• aging;
  • innate immunity;
  • monocytes;
  • phagocytosis;
  • phenotype;
  • TLR4


Chronic inflammation in older individuals is thought to contribute to inflammatory, age-related diseases. Human monocytes are comprised of three subsets (classical, intermediate and nonclassical subsets), and despite being critical regulators of inflammation, the effect of age on the functionality of monocyte subsets remains to be fully defined. In a cross-sectional study involving 91 healthy male (aged 20–84 years, median 52.4) and 55 female (aged 20–82 years, median 48.3) individuals, we found age was associated with an increased proportion of intermediate and nonclassical monocytes (P = 0.002 and 0.04, respectively) and altered phenotype of specific monocyte subsets (e.g. increased expression of CD11b and decreased expression of CD38, CD62L and CD115).
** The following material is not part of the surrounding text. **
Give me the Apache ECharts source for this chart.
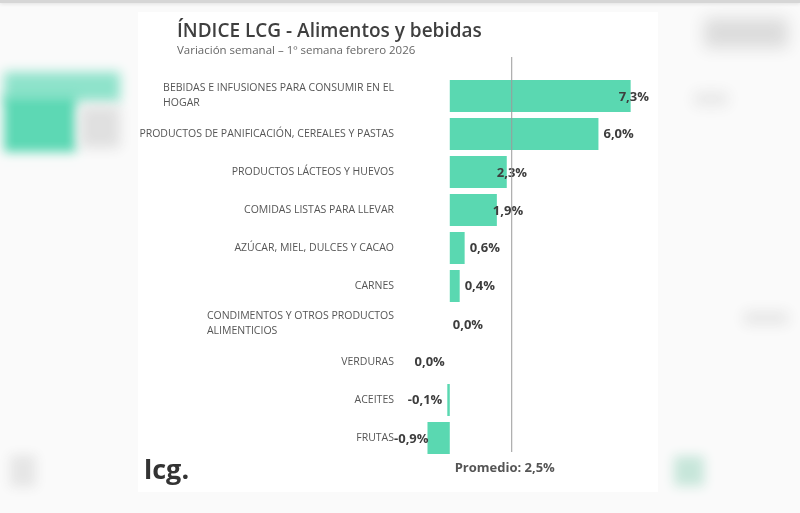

Plasma levels of the innate immune activation markers CXCL10, neopterin (P < 0.001 for both) and sCD163 (P = 0.003) were significantly increased with age. Whilst similar age-related changes were observed in both sexes, monocytes from women were phenotypically different to men [e.g. lower proportion of nonclassical monocytes (P = 0.002) and higher CD115 and CD62L but lower CD38 expression] and women exhibited higher levels of CXCL10 (P = 0.012) and sCD163 (P < 0.001) but lower sCD14 levels (P < 0.001). Monocytes from older individuals exhibit impaired phagocytosis (P < 0.05) but contain shortened telomeres (P < 0.001) and significantly higher intracellular levels of TNF both at baseline and following TLR4 stimulation (P < 0.05 for both), suggesting a dysregulation of monocyte function in the aged. These data show that aging is associated with chronic innate immune activation and significant changes in monocyte function, which may have implications for the development of age-related diseases.